2 Oct 2012

The OXO QRP transmitter

OXO schematic on the G3PTO website

One of the most simple and popular HF transmitters is the OXO, originally design by GM3OXX. The circuit appeared in the GQRP club's SPRAT magazine about 30 years ago. It is essentially a 2 transistor QRP transmitter (plus another for keying) capable of working as a fundamental crystal controlled or VXO controlled transmitter on an HF band. I used this design as the TX part of my Pipit 800mW transceiver for 15m and later the Tenner transceiver for 10m. On the higher bands there is more chance of a little chirp, but perfectly usable. On the lower HF bands the OXO is capable of over 1W. It is a very easy transmitter to build, is almost guaranteed to work first time, and is great fun to use.

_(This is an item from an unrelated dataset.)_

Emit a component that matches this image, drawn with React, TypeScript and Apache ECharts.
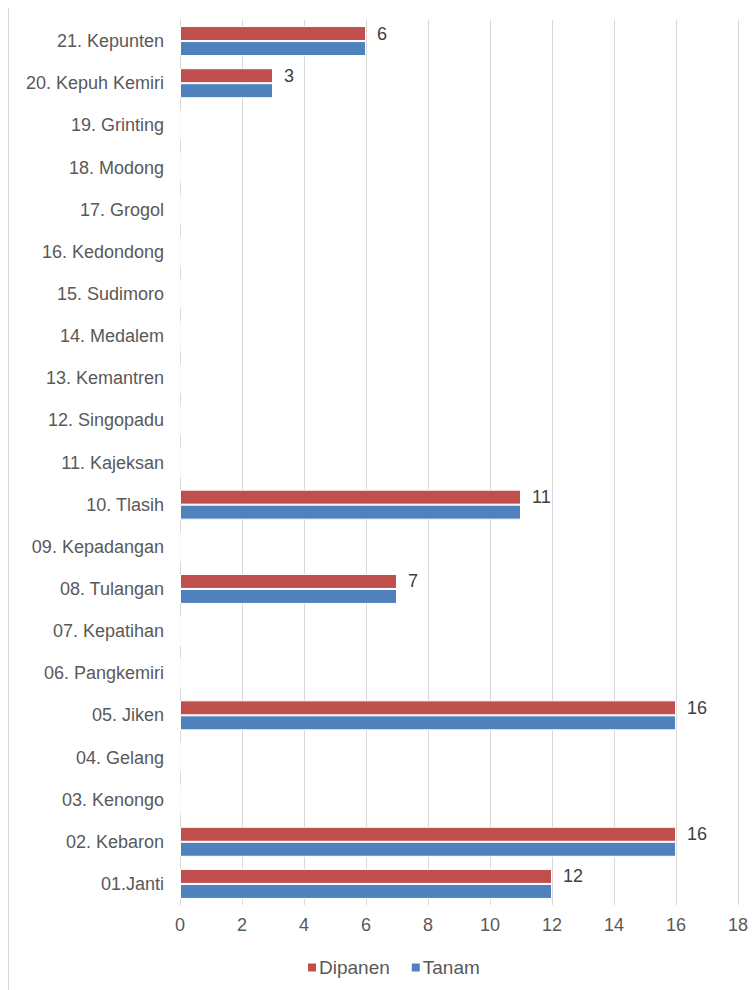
import React, { useEffect, useRef } from "react";
import * as echarts from "echarts";

const categories = [
  "01.Janti", "02. Kebaron", "03. Kenongo", "04. Gelang", "05. Jiken",
  "06. Pangkemiri", "07. Kepatihan", "08. Tulangan", "09. Kepadangan", "10. Tlasih",
  "11. Kajeksan", "12. Singopadu", "13. Kemantren", "14. Medalem", "15. Sudimoro",
  "16. Kedondong", "17. Grogol", "18. Modong", "19. Grinting", "20. Kepuh Kemiri",
  "21. Kepunten",
];
const dipanen = [12, 16, 0, 0, 16, 0, 0, 7, 0, 11, 0, 0, 0, 0, 0, 0, 0, 0, 0, 3, 6];
const tanam = [12, 16, 0, 0, 16, 0, 0, 7, 0, 11, 0, 0, 0, 0, 0, 0, 0, 0, 0, 3, 6];
const xTicks = { min: 0, max: 18, interval: 2 };

export default function App() {
  const ref = useRef<HTMLDivElement>(null);
  useEffect(() => {
    document.body.style.margin = "0";
    document.body.style.overflow = "hidden";
    const chart = echarts.init(ref.current!, undefined, { renderer: "svg" });
    const font = "'Liberation Sans', Arial, sans-serif";
    chart.setOption({
      animation: false,
      textStyle: { fontFamily: font },
      grid: { left: 180, right: 17, top: 20, bottom: 85, containLabel: false },
      legend: {
        data: ["Dipanen", "Tanam"],
        top: 953,
        left: 301,
        itemWidth: 10,
        itemHeight: 10,
        itemGap: 20,
        icon: "rect",
        textStyle: { fontSize: 19, color: "#595959", fontFamily: font, padding: [0, 0, 0, -3] },
      },
      xAxis: {
        type: "value",
        min: xTicks.min,
        max: xTicks.max,
        interval: xTicks.interval,
        axisLine: { show: false },
        axisTick: { show: false },
        splitLine: { show: true, lineStyle: { color: "#d9d9d9", width: 1 } },
        axisLabel: { fontSize: 18, color: "#595959", margin: 11, fontFamily: font },
      },
      yAxis: {
        type: "category",
        data: categories,
        axisLine: { show: true, lineStyle: { color: "#d9d9d9" } },
        axisTick: { show: false },
        axisLabel: { fontSize: 18, color: "#595959", margin: 16, fontFamily: font },
      },
      series: [
        {
          name: "Dipanen",
          type: "bar",
          data: dipanen,
          barWidth: 15,
          barGap: "0%",
          itemStyle: { color: "#C0504D", borderColor: "#ffffff", borderWidth: 1 },
          label: {
            show: true,
            position: "right",
            distance: 11,
            fontSize: 18,
            color: "#404040",
            fontFamily: font,
            formatter: (p: any) => (p.value ? String(p.value) : ""),
          },
        },
        {
          name: "Tanam",
          type: "bar",
          data: tanam,
          barWidth: 15,
          barGap: "0%",
          itemStyle: { color: "#4F81BD", borderColor: "#ffffff", borderWidth: 1 },
        },
      ],
      graphic: [
        {
          type: "line",
          shape: { x1: 8.5, y1: 8, x2: 8.5, y2: 990 },
          style: { stroke: "#d9d9d9", lineWidth: 1 },
        },
      ],
    });
    return () => chart.dispose();
  }, []);
  return <div ref={ref} style={{ width: 755, height: 990 }} />;
}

As it is some time since I've built one, I might just knock one up this afternoon and see how I get on, perhaps on 80m or 40m CW.

4 comments:

Anonymous said...

Hello Roger

Classic QRP design and great fun to build and play with
I have even built one to use as a Crystal tester. Can be used with a simple D.C and Regen RX. Built one in the late
1980' and it gave me the QRP bug

Kind Regards

Tony

Petr, OK1RP said...

Hi Roger,

this OXO is one of the famous rig I ever seen for me...
I built it at my 15yrs and we worked (together with my dady) all the globe.
On 40m we worked 100DXCC and the best DX for us in 80's was YV7QP > Margarita Isl. DX-pedition. We worked them in big pileup early morning using our OXO TX giving 700mW out.

GL 73 - Petr, OK1RP

mark w said...

Hi, I'm looking for a simple QRP that I can dial the output power back at will. In this design, would increasing the value of Q2's emitter resistor accomplish that? Say, instead of a 39 ohm resistor, we increase the value to 100 ohms? I'd heard the emitter resistor should only be 1/10th the value of the collector resistor, but I'm uncertain how L6 would behave ~7 MHz 40M?

Roger G3XBM said...

Yes increasing the emitter resistor of Q2 should reduce power. Don't use a pot as the rating is unlikely to be good enough. Maybe a switch to select the power you want? The OXO works well. I have used this design to 10m. You should get 1W, or more, maximum on 40m. You should work plenty.